Set problem: List all lines of the data containing the word "matplotlib".

▬▬▬▬▬▬

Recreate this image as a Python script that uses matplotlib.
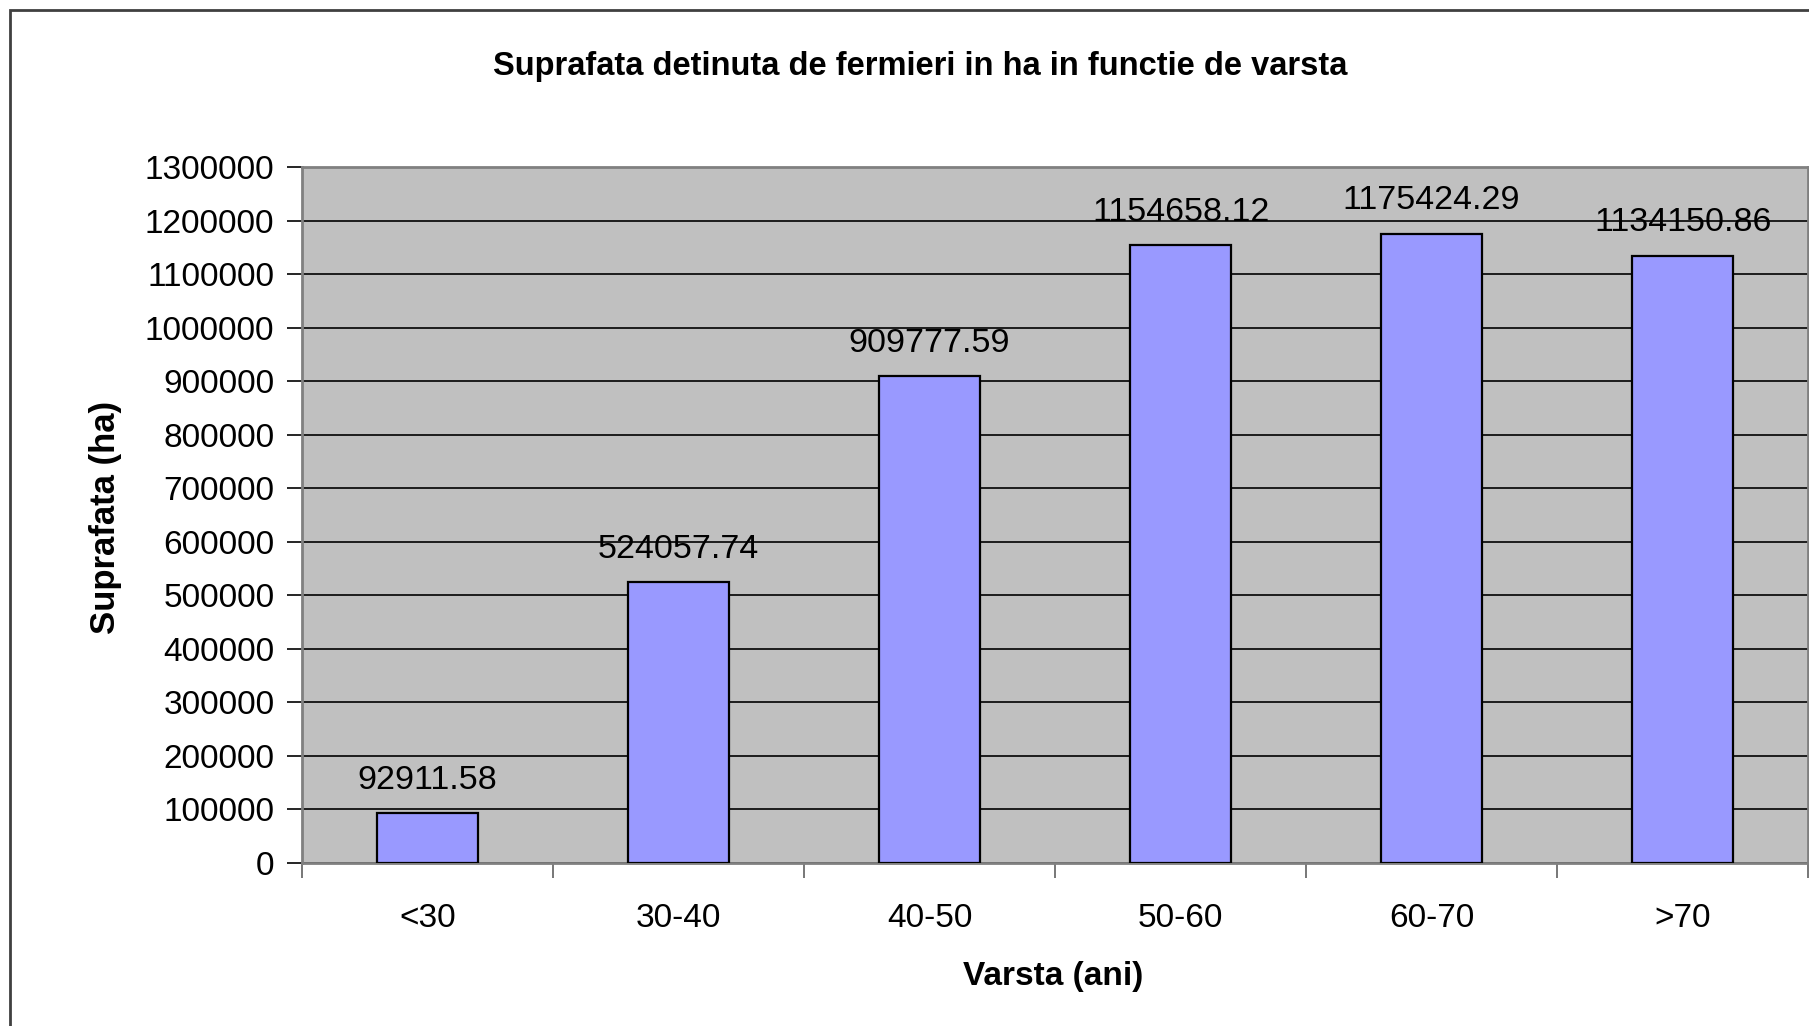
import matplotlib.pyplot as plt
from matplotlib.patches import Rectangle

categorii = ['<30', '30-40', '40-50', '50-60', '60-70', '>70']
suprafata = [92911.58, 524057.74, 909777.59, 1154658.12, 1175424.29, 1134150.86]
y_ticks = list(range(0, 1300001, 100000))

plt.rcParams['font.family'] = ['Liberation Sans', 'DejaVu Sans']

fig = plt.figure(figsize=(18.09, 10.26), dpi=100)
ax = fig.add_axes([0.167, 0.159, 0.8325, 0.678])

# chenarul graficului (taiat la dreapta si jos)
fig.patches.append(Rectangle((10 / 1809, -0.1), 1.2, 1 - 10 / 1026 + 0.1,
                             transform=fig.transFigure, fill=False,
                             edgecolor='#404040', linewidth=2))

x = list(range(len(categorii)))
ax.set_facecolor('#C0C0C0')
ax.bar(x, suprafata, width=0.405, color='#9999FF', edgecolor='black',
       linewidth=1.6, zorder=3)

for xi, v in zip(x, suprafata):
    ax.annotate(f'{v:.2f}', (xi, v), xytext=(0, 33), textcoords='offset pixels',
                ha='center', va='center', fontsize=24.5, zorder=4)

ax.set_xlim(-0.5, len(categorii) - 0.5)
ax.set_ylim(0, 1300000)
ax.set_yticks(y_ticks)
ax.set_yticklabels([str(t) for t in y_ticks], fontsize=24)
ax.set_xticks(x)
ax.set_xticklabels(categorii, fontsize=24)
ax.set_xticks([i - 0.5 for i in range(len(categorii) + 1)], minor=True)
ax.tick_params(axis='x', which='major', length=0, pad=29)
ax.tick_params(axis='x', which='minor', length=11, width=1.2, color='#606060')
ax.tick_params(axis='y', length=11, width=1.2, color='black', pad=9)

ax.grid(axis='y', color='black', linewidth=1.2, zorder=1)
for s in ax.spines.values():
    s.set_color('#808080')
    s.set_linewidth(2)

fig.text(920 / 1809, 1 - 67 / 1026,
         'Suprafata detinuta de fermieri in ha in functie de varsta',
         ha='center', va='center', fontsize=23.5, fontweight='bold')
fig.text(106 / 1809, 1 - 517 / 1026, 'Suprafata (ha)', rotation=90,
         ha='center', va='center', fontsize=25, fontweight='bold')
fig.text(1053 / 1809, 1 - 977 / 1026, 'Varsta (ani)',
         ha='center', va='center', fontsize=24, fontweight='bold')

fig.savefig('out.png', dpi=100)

▬▬▬▬▬▬

Task answer:
Recreate this image as a Python script that uses matplotlib.
import matplotlib.pyplot as plt
from matplotlib.patches import Rectangle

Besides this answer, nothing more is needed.